Q. What do you think you do better than 90% of people in your field?
A. I mentioned above that it’s important to me as a person to never stop learning. I apply that in my professional life as well, and it has become one of LAPMG’s guiding principles: we fly in a consultant from out-of-town once a month to make sure we never stop learning new skills and improving our processes.
If I may include another more concrete answer, it’s maintenance. Licensed as general contractors, we have an in-house maintenance branch that’s second to none, comprised of expertly skilled technicians and supervisors.
Q. What’s your favorite simple pleasure?
A. For alone time, I love a good cigar on my back porch with an old blues record on the turntable, or a morning out in the water at County Line on my stand-up paddle surfboard. For family time, it’s hard to beat our annual summer trip to Big Sur, where I’ve been camping every year since my own childhood, and where I proposed to my wife thirty-one years ago.
Q. What sage advice would you have for anyone starting out in the industry?
A. Nail down exactly what it is that each and every one of your unique clients expects from you, and see to it that you exceed that expectation. I cannot overstate the importance of going above and beyond in real estate. We’ve taken on the task of making stress disappear from one key area of our clients’ lives, delivering them peace of mind. If you go all out to impress clients and truly earn their trust, the rest will follow.
Q. What topic could you spend hours talking about?
A. I’m a Teddy Roosevelt fanatic—I’ve read the biographies, watched the documentaries, and I can’t get enough. We’ve got Teddy Roosevelt quotes on posters in the office, and my four sons get me Teddy Roosevelt shirts for Father’s Day. Roosevelt was an insatiable learner, never content with what he already knew. I’ve learned a great deal about leadership from his philosophies, one of which is the principle of the leader-as-servant. It’s crucial that an effective leader acknowledges that he is a servant of those he leads, and property management is no exception. We seek to serve our owners and our tenants with everything we’ve got.

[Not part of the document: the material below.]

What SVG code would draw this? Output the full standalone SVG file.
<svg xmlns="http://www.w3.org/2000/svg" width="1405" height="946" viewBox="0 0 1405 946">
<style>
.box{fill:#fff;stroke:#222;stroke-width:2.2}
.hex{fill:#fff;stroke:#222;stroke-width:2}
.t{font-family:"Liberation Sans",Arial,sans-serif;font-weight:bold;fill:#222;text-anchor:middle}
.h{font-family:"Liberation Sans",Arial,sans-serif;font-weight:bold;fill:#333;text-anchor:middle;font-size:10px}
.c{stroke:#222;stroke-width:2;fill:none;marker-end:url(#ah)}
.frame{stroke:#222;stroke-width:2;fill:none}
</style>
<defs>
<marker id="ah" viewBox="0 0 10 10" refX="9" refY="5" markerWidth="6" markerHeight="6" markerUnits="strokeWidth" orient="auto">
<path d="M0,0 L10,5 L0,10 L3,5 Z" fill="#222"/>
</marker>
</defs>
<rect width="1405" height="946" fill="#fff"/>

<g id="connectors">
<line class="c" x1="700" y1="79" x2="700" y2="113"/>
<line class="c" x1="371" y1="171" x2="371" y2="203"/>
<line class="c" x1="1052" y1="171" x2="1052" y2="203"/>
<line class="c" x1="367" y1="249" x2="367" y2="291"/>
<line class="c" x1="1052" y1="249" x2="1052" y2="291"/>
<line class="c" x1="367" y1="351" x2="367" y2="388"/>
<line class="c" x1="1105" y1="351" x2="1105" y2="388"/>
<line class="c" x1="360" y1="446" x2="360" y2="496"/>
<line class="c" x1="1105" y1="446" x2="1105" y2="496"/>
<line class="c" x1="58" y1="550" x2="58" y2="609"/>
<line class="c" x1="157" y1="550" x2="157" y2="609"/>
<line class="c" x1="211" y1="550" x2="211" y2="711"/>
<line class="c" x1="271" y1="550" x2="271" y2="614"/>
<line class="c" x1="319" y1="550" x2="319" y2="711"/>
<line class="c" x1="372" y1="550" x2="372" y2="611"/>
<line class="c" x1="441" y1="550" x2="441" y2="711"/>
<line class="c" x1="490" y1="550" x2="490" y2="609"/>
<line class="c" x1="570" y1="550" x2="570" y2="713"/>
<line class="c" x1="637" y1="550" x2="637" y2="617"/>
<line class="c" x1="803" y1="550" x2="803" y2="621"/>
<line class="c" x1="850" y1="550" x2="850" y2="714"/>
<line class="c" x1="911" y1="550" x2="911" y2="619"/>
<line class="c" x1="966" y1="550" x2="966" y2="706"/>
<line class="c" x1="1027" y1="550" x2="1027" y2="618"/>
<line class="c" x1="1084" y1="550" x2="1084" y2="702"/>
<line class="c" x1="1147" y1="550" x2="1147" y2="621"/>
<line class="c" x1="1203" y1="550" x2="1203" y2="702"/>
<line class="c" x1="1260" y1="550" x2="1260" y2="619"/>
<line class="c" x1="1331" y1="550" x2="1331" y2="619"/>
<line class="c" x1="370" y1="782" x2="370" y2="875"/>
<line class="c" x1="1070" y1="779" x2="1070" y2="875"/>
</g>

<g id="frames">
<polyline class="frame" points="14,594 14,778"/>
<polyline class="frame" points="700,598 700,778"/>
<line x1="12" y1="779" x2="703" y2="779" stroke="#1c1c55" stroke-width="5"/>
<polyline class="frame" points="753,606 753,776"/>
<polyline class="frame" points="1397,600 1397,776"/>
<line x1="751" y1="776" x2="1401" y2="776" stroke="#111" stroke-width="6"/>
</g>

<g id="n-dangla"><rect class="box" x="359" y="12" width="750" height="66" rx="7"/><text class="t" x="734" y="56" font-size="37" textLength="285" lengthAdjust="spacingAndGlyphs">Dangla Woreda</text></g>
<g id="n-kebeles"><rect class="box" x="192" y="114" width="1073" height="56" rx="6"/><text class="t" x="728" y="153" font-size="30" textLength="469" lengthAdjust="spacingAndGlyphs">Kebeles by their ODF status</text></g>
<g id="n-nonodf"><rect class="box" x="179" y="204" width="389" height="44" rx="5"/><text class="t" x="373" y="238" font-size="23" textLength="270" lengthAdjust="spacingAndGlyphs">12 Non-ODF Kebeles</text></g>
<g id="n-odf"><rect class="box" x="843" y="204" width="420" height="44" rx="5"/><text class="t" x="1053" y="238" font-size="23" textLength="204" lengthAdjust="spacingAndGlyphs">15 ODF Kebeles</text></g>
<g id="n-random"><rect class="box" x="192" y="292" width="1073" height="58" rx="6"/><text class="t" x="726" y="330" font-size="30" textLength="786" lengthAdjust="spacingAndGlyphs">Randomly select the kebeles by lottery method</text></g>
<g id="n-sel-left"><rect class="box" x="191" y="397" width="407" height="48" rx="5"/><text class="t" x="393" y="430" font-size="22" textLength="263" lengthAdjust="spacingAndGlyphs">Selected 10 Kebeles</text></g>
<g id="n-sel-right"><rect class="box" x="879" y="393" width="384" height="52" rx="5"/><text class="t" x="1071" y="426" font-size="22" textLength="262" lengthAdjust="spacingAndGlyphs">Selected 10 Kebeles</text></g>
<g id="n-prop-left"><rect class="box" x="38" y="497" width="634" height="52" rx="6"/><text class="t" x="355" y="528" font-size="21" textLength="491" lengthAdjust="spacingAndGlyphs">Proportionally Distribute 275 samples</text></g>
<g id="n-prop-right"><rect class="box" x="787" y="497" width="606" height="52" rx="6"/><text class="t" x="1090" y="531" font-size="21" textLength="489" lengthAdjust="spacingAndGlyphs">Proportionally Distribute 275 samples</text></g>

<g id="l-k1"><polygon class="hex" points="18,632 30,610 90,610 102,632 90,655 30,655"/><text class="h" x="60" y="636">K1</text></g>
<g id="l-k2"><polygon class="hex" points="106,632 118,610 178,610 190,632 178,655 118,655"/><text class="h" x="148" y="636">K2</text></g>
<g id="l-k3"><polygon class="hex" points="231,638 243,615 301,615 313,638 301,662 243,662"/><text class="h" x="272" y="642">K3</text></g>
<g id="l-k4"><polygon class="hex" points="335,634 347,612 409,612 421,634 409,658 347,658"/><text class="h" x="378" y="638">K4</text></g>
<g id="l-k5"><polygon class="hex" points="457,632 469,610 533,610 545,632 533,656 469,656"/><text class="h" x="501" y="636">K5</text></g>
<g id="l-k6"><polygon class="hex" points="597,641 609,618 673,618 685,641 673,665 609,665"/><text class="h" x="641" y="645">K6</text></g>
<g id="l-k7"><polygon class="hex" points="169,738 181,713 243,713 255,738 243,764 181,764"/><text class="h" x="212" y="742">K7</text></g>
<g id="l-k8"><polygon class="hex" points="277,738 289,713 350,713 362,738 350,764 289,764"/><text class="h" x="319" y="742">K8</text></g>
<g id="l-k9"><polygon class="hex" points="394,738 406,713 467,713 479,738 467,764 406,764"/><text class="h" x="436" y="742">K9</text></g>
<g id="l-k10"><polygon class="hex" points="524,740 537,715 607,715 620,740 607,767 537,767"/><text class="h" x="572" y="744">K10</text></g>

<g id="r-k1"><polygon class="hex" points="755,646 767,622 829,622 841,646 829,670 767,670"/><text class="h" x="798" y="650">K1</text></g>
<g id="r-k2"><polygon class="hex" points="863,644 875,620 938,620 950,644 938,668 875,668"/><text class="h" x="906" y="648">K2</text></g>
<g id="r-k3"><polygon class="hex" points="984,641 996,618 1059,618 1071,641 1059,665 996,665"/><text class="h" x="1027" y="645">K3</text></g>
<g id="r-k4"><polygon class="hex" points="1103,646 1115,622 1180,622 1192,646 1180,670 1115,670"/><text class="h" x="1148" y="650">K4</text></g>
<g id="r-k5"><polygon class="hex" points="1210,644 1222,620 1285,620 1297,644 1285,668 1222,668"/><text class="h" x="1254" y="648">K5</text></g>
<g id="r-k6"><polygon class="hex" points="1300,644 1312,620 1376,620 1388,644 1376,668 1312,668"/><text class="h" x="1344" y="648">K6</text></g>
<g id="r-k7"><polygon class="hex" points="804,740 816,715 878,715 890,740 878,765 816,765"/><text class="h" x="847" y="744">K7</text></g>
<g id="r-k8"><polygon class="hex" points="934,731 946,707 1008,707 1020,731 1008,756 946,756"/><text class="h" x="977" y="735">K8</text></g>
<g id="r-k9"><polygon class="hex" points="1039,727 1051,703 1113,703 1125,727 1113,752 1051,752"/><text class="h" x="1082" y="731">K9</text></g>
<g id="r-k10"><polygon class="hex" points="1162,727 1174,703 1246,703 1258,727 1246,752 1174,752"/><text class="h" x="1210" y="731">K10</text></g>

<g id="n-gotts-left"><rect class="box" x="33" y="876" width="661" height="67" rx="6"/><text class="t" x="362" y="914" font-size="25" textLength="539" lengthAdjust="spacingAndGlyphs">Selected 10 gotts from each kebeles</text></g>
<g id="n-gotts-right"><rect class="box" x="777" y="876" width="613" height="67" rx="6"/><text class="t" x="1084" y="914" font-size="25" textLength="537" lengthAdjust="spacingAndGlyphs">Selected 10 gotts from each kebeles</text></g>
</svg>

Q. Who do you go out of your way to be nice to?
A. When I was in college, a friend and mentor told me, “You can’t rightly judge anybody, but you can tell a whole lot about someone by the way they treat homeless people.” That resonated with me and still does. There’s a kind, intelligent, and funny homeless gentleman named Todd who spends a lot of time around the block from our office in Studio City. He’s become a friend to my son and me over the past year, and we spend a few minutes talking with him whenever we see him. A few minutes of caring conversation can go a long way in the life of a person who many others treat as something less than that.
Q. Do you have a particular business or life motto?

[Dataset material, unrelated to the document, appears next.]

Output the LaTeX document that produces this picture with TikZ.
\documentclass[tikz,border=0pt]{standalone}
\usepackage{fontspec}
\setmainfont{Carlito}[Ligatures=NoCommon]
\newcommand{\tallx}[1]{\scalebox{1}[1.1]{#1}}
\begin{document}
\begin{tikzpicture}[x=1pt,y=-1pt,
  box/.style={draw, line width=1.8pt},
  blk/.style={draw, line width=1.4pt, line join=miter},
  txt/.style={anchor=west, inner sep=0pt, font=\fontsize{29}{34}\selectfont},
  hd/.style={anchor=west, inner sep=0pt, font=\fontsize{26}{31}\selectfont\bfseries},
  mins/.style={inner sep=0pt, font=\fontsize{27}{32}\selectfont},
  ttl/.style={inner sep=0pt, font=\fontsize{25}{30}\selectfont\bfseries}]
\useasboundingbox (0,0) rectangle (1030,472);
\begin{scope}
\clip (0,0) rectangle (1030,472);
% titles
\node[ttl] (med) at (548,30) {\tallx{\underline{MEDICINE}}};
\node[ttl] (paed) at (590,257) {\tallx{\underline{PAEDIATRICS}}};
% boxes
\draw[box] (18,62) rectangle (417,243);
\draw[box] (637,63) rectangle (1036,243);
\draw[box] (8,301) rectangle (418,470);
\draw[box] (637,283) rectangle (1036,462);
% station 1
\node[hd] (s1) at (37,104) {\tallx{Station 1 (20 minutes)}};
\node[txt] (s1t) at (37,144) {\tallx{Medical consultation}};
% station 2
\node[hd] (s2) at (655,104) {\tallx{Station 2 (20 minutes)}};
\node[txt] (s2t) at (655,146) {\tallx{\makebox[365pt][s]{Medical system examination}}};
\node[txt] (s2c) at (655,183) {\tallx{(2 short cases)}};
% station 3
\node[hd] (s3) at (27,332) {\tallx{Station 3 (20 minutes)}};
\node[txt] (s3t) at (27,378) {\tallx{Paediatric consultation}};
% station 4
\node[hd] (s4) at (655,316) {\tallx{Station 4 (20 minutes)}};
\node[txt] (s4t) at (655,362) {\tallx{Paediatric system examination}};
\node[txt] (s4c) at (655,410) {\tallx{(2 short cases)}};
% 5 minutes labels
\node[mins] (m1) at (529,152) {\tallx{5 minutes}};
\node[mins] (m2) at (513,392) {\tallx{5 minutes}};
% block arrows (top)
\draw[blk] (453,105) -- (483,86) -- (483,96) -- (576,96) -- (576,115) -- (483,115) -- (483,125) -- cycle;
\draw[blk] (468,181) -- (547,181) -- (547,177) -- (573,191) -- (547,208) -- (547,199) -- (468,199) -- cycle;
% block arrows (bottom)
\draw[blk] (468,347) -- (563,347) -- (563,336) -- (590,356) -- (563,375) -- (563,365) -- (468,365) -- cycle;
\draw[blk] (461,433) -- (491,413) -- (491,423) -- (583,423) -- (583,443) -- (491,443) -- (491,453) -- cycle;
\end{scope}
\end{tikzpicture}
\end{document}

A. It will come as no surprise that the words of wisdom I return to most often in business come from Roosevelt’s “Man in the Arena” speech. I’ll spare you the full monologue, but here’s a pertinent bit: “It is not the critic who counts; not the man who points out how the strong man stumbles, or where the doer of deeds could have done them better. The credit belongs to the man who is actually in the arena, whose face is marred by dust and sweat and blood.”
Essentially: roll up your sleeves. Do the work that needs doing.